━━━ INFORMATION PROVIDED ━━━

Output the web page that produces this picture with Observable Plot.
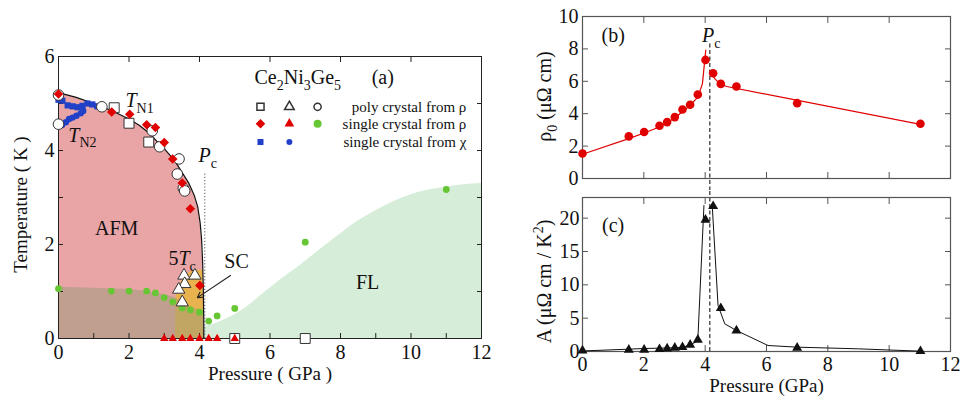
<!DOCTYPE html>
<html><head><meta charset="utf-8">
<script src="https://cdn.jsdelivr.net/npm/d3@7"></script>
<script src="https://cdn.jsdelivr.net/npm/@observablehq/plot@0.6"></script>
<style>
body{margin:0;background:#fff;}
#wrap{position:relative;width:960px;height:406px;overflow:hidden;font-family:"Liberation Serif",serif;}
.panel{position:absolute;}
</style></head><body>
<div id="wrap">
  <div class="panel" id="pa" style="left:0;top:0;width:510px;height:406px"></div>
  <div class="panel" id="pb" style="left:520px;top:0;width:440px;height:190px"></div>
  <div class="panel" id="pc" style="left:520px;top:190px;width:440px;height:216px"></div>
</div>
<script>
// ================= DATA =================
// critical pressure (GPa)
const criticalPressure = 4.15;

// ---- panel (a): phase diagram, [pressure GPa, temperature K] ----
const afmBoundary = [[0,5.23],[0.5,5.13],[1.0,5.0],[1.5,4.85],[2.0,4.67],[2.3,4.53],[2.6,4.35],[2.8,4.19],[3.0,4.04],[3.3,3.78],[3.5,3.54],[3.7,3.3],[3.85,3.05],[3.95,2.8],[4.02,2.45],[4.06,2.1],[4.09,1.6],[4.11,1.0],[4.12,0.4],[4.121,0]];
const scRegion = [[3.32,0],[3.33,0.88],[3.42,1.12],[3.55,1.3],[3.75,1.42],[3.95,1.45],[4.1,1.45],[4.12,0]];
const coherentBand = [[0,1.09],[1,1.07],[2,1.04],[2.5,1.0],[3.0,0.93],[3.3,0.87],[3.6,0.72],[3.9,0.63],[4.11,0.58],[4.12,0]];
const flRegion = [[4.12,0],[4.14,0.25],[4.3,0.28],[4.8,0.43],[5.3,0.65],[5.8,0.95],[6.3,1.25],[6.8,1.52],[7.3,1.82],[7.9,2.17],[8.5,2.5],[9,2.72],[9.5,2.91],[10,3.06],[10.5,3.16],[11,3.22],[11.5,3.27],[12,3.3]];

const polyRhoSquares = [[1.58,4.91],[2.0,4.58],[2.56,4.18],[5.0,0],[7.0,0]];
const polyRhoTriangles = [[3.56,1.34],[3.87,1.34],[3.58,1.16],[3.41,1.04],[3.51,0.77]];
const polyRhoCircles = [[0,5.18],[0,4.56],[1.23,4.93],[2.66,4.42],[2.87,4.08],[3.42,3.82],[3.37,3.5],[3.54,3.2],[3.58,3.14]];
const singleRhoDiamonds = [[0,5.2],[1.51,4.82],[2.02,4.77],[2.5,4.55],[2.75,4.49],[3.0,4.17],[3.24,3.82],[3.51,3.31],[3.74,2.76],[4.01,1.13]];
const singleRhoTriangles = [[3.0,0],[3.24,0],[3.51,0],[3.74,0],[4.0,0],[4.26,0],[4.5,0],[5.0,0]];
const singleRhoGreen = [[0,1.06],[1.5,1.01],[2.0,1.01],[2.5,1.01],[2.75,0.97],[3.0,0.87],[3.24,0.78],[3.51,0.65],[3.74,0.61],[4.0,0.56],[4.26,0.37],[4.5,0.48],[5.0,0.64],[7.0,2.05],[11.0,3.17]];
const singleChiSquares = [[0,5.08],[0.11,5.06],[0.26,4.96],[0.4,4.94],[0.54,4.92],[0.68,4.95],[0.82,5.0],[0.96,4.98],[1.1,4.94]];
const singleChiCircles = [[0,4.56],[0.1,4.54],[0.21,4.6],[0.3,4.67],[0.4,4.7],[0.51,4.74],[0.63,4.79],[0.7,4.84]];
const legendLabels = ["poly crystal from ρ", "single crystal from ρ", "single crystal from χ"];

// ---- panel (b): residual resistivity [GPa, μΩ cm] ----
const rho0Points = [[0,1.54],[1.51,2.6],[2.01,2.87],[2.51,3.26],[2.76,3.48],[3.01,3.79],[3.26,4.26],[3.51,4.55],[3.76,5.18],[4.01,7.32],[4.26,6.5],[4.51,5.84],[5.02,5.68],[7.0,4.65],[11.02,3.38]];
const rho0FitLow = [[0,1.5],[1.51,2.46],[2.01,2.81],[2.51,3.18],[3.01,3.73],[3.26,4.14],[3.51,4.51],[3.76,5.02],[3.91,5.84],[4.02,7.93]];
const rho0FitHigh = [[4.15,6.62],[4.32,6.15],[4.48,5.84],[4.7,5.68],[11.02,3.34]];

// ---- panel (c): A coefficient [GPa, μΩ cm / K^2] ----
const aPoints = [[0,0.15],[1.51,0.25],[2.01,0.25],[2.51,0.35],[2.76,0.45],[3.01,0.55],[3.26,0.65],[3.51,1.0],[3.76,1.75],[4.01,19.75],[4.26,21.8],[4.51,6.5],[5.02,3.15],[7.0,0.55],[11.02,0.05]];
const aFitLow = [[0,0.08],[1.51,0.35],[2.0,0.45],[2.5,0.5],[3.0,0.56],[3.25,0.62],[3.5,0.95],[3.76,1.6],[3.96,21.9]];
const aFitHigh = [[4.23,21.9],[4.42,6.9],[4.64,4.15],[5.02,3.15],[6.05,0.9],[7.0,0.65],[9.0,0.4],[11.02,0.05]];

// tick values
const aTicksX = d3.range(0, 13), aTopTicksX = [2,4,6,8,10], aLabelsX = [0,2,4,6,8,10,12];
const aTicksY = d3.range(0, 7), aLabelsY = [0,2,4,6];
const bcTicksX = [2,4,6,8,10], bcLabelsX = [0,2,4,6,8,10,12];
const bTicksY = [2,4,6,8], bLabelsY = [0,2,4,6,8,10];
const cTicksY = [5,10,15,20], cLabelsY = [0,5,10,15,20];

// ================= DRAWING =================
const X = d => d[0], Y = d => d[1];
const FONT = "Liberation Serif";
const hide = () => "";

function boxAxes({xTicks, xTop, xLabels, yTicks, yLabels, len, color, fs, padX, padY}) {
  const m = [
    Plot.axisX(xTicks, {anchor: "bottom", tickSize: -len, tickFormat: hide, stroke: color, label: null}),
    Plot.axisX(xTop, {anchor: "top", tickSize: -len, tickFormat: hide, stroke: color, label: null}),
    Plot.axisY(yTicks, {anchor: "left", tickSize: -len, tickFormat: hide, stroke: color, label: null}),
    Plot.axisY(yTicks, {anchor: "right", tickSize: -len, tickFormat: hide, stroke: color, label: null}),
    Plot.axisY(yLabels, {anchor: "left", tickSize: 0, tickPadding: padY, fontSize: fs, label: null})
  ];
  if (xLabels) m.push(Plot.axisX(xLabels, {anchor: "bottom", tickSize: 0, tickPadding: padX, fontSize: fs, label: null}));
  return m;
}

const RED = "#e00000", BLUE = "#2040c8", GREEN = "#66c633", OPEN = "#333";

const panelA = Plot.plot({
  width: 510, height: 406, marginLeft: 58, marginRight: 29, marginTop: 56, marginBottom: 68,
  x: {domain: [0, 12]}, y: {domain: [0, 6]},
  style: {fontFamily: FONT, background: "transparent", color: "#111"},
  marks: [
    Plot.areaY(flRegion, {x: X, y: Y, fill: "#d6eed9", curve: "monotone-x"}),
    Plot.areaY(afmBoundary, {x: X, y: Y, fill: "#e9a4a6"}),
    Plot.areaY(scRegion, {x: X, y: Y, fill: "#e8b24e"}),
    Plot.areaY(coherentBand, {x: X, y: Y, fill: "#9a9a78", fillOpacity: 0.5}),
    Plot.line(afmBoundary, {x: X, y: Y, stroke: "#111", strokeWidth: 1.2}),
    Plot.ruleX([criticalPressure], {y1: 0, y2: 3.5, stroke: "#555", strokeDasharray: "1.2,2"}),
    Plot.frame({stroke: "#222"}),
    ...boxAxes({xTicks: aTicksX, xTop: aTopTicksX, xLabels: aLabelsX, yTicks: aTicksY, yLabels: aLabelsY, len: 5, color: "#222", fs: 20, padX: 6, padY: 4}),
    Plot.text(["Pressure ( GPa )"], {frameAnchor: "bottom", dy: 41, fontSize: 19}),
    Plot.text(["Temperature ( K )"], {frameAnchor: "left", textAnchor: "middle", rotate: -90, dx: -38, dy: 7, fontSize: 19}),
    // annotations
    Plot.text(["AFM"], {x: 1.65, y: 2.34, fontSize: 20}),
    Plot.text(["FL"], {x: 8.77, y: 1.19, fontSize: 20}),
    Plot.text(["SC"], {x: 5.05, y: 1.64, fontSize: 20}),
    Plot.text(["*T*_{N1}"], {x: 1.9, y: 5.06, fontSize: 20, textAnchor: "start"}),
    Plot.text(["*T*_{N2}"], {x: 0.28, y: 4.32, fontSize: 20, textAnchor: "start"}),
    Plot.text(["*P*_{c}"], {x: 3.97, y: 3.89, fontSize: 20, textAnchor: "start"}),
    Plot.text(["5*T*_{c}"], {x: 3.12, y: 1.7, fontSize: 20, textAnchor: "start"}),
    Plot.arrow([0], {x1: 4.88, y1: 1.34, x2: 3.94, y2: 0.87, stroke: "#222", strokeWidth: 1.1, headLength: 8}),
    // data
    Plot.dot(singleRhoGreen, {x: X, y: Y, r: 3.4, fill: GREEN}),
    Plot.dot(singleChiSquares, {x: X, y: Y, symbol: "square", r: 3.5, fill: BLUE}),
    Plot.dot(singleChiCircles, {x: X, y: Y, r: 3.2, fill: BLUE}),
    Plot.dot(polyRhoCircles, {x: X, y: Y, r: 5.3, fill: "white", stroke: OPEN, strokeWidth: 1}),
    Plot.dot(polyRhoSquares, {x: X, y: Y, symbol: "square", r: 5.6, fill: "white", stroke: OPEN, strokeWidth: 1}),
    Plot.dot(polyRhoTriangles, {x: X, y: Y, symbol: "triangle", r: 4.6, fill: "white", stroke: OPEN, strokeWidth: 1}),
    Plot.dot(singleRhoDiamonds, {x: X, y: Y, symbol: "diamond2", r: 4.3, fill: RED}),
    Plot.dot(singleRhoTriangles, {x: X, y: Y, symbol: "triangle", r: 3.1, fill: RED}),
    // title + legend
    Plot.text(["Ce_{2}Ni_{3}Ge_{5}"], {x: 5.56, y: 5.55, fontSize: 20, textAnchor: "start"}),
    Plot.text(["(a)"], {x: 9.2, y: 5.55, fontSize: 20}),
    Plot.dot([0], {x: 5.73, y: 4.93, symbol: "square", r: 4.0, fill: "white", stroke: OPEN}),
    Plot.dot([0], {x: 6.55, y: 4.93, symbol: "triangle", r: 3.6, fill: "white", stroke: OPEN}),
    Plot.dot([0], {x: 7.35, y: 4.93, r: 3.6, fill: "white", stroke: OPEN}),
    Plot.dot([0], {x: 5.73, y: 4.57, symbol: "diamond2", r: 4.3, fill: RED}),
    Plot.dot([0], {x: 6.55, y: 4.57, symbol: "triangle", r: 3.6, fill: RED}),
    Plot.dot([0], {x: 7.35, y: 4.57, r: 4.0, fill: GREEN}),
    Plot.dot([0], {x: 5.73, y: 4.18, symbol: "square", r: 3.4, fill: BLUE}),
    Plot.dot([0], {x: 6.55, y: 4.18, r: 3.0, fill: BLUE}),
    Plot.text(legendLabels, {x: 11.57, y: (d, i) => [4.93, 4.57, 4.18][i], fontSize: 15, textAnchor: "end"})
  ]
});

const panelB = Plot.plot({
  width: 440, height: 190, marginLeft: 62, marginRight: 10, marginTop: 16, marginBottom: 12,
  x: {domain: [0, 12]}, y: {domain: [0, 10]},
  style: {fontFamily: FONT, background: "transparent", color: "#111"},
  marks: [
    Plot.frame({stroke: "#555", strokeWidth: 1.2}),
    ...boxAxes({xTicks: bcTicksX, xTop: bcTicksX, xLabels: null, yTicks: bTicksY, yLabels: bLabelsY, len: 6, color: "#555", fs: 20, padX: 6, padY: 4}),
    Plot.ruleX([criticalPressure], {y1: 8.3, y2: -0.75, stroke: "#555", strokeWidth: 1.5, strokeDasharray: "4,2.5"}),
    Plot.line(rho0FitLow, {x: X, y: Y, stroke: RED, strokeWidth: 1.2}),
    Plot.line(rho0FitHigh, {x: X, y: Y, stroke: RED, strokeWidth: 1.2}),
    Plot.dot(rho0Points, {x: X, y: Y, r: 4.3, fill: RED}),
    Plot.text(["(b)"], {x: 1.0, y: 8.8, fontSize: 20}),
    Plot.text(["*P*_{c}"], {x: 3.9, y: 8.8, fontSize: 20, textAnchor: "start"}),
    Plot.text(["ρ_{0} (μΩ cm)"], {frameAnchor: "left", textAnchor: "middle", rotate: -90, dx: -38, dy: -1, fontSize: 20})
  ]
});

const panelC = Plot.plot({
  width: 440, height: 216, marginLeft: 62, marginRight: 10, marginTop: 7, marginBottom: 55,
  x: {domain: [0, 12]}, y: {domain: [0, 23.1]},
  style: {fontFamily: FONT, background: "transparent", color: "#111"},
  marks: [
    Plot.frame({stroke: "#555", strokeWidth: 1.2}),
    ...boxAxes({xTicks: bcTicksX, xTop: bcTicksX, xLabels: bcLabelsX, yTicks: cTicksY, yLabels: cLabelsY, len: 6, color: "#555", fs: 20, padX: 5, padY: 3}),
    Plot.ruleX([criticalPressure], {y1: 0, y2: 24.2, stroke: "#555", strokeWidth: 1.5, strokeDasharray: "4,2.5"}),
    Plot.line(aFitLow, {x: X, y: Y, stroke: "#111", strokeWidth: 1}),
    Plot.line(aFitHigh, {x: X, y: Y, stroke: "#111", strokeWidth: 1}),
    Plot.dot(aPoints, {x: X, y: Y, symbol: "triangle", r: 3.7, fill: "#111"}),
    Plot.text(["(c)"], {x: 1.0, y: 18.9, fontSize: 20}),
    Plot.text(["Pressure (GPa)"], {frameAnchor: "bottom", dy: 40, fontSize: 19}),
    Plot.text(["A (μΩ cm / K^{2})"], {frameAnchor: "left", textAnchor: "middle", rotate: -90, dx: -38, dy: 7, fontSize: 20})
  ]
});

document.getElementById("pa").appendChild(panelA);
document.getElementById("pb").appendChild(panelB);
document.getElementById("pc").appendChild(panelC);

// rich text: *italic*, _{sub}, ^{sup}
function richify(root) {
  const NS = "http://www.w3.org/2000/svg";
  root.querySelectorAll("text").forEach(t => {
    if (t.querySelector("tspan")) return;
    const s = t.textContent;
    if (!/\*|_\{|\^\{/.test(s)) return;
    const fs = parseFloat(getComputedStyle(t).fontSize) || 16;
    const parts = s.split(/(\*[^*]+\*|_\{[^}]*\}|\^\{[^}]*\})/).filter(p => p);
    t.textContent = "";
    let cur = 0;
    for (const p of parts) {
      const ts = document.createElementNS(NS, "tspan");
      let txt = p, off = 0, small = false, ital = false;
      if (p[0] === "*") { txt = p.slice(1, -1); ital = true; }
      else if (p.startsWith("_{")) { txt = p.slice(2, -1); off = 0.28 * fs; small = true; }
      else if (p.startsWith("^{")) { txt = p.slice(2, -1); off = -0.4 * fs; small = true; }
      if (off !== cur) ts.setAttribute("dy", off - cur);
      cur = off;
      if (small) ts.setAttribute("font-size", (fs * 0.7).toFixed(1));
      if (ital) ts.setAttribute("font-style", "italic");
      ts.textContent = txt;
      t.appendChild(ts);
    }
  });
}
richify(document.getElementById("wrap"));
</script>
</body></html>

━━━

**PROMPT**
Everything from the first line of the listing above through the line that contains "const criticalPressure = 4.15;" is to be restated word for word, minus the pictures.

**TASK RESPONSE**
Output the web page that produces this picture with Observable Plot.
<!DOCTYPE html>
<html><head><meta charset="utf-8">
<script src="https://cdn.jsdelivr.net/npm/d3@7"></script>
<script src="https://cdn.jsdelivr.net/npm/@observablehq/plot@0.6"></script>
<style>
body{margin:0;background:#fff;}
#wrap{position:relative;width:960px;height:406px;overflow:hidden;font-family:"Liberation Serif",serif;}
.panel{position:absolute;}
</style></head><body>
<div id="wrap">
  <div class="panel" id="pa" style="left:0;top:0;width:510px;height:406px"></div>
  <div class="panel" id="pb" style="left:520px;top:0;width:440px;height:190px"></div>
  <div class="panel" id="pc" style="left:520px;top:190px;width:440px;height:216px"></div>
</div>
<script>
// ================= DATA =================
// critical pressure (GPa)
const criticalPressure = 4.15;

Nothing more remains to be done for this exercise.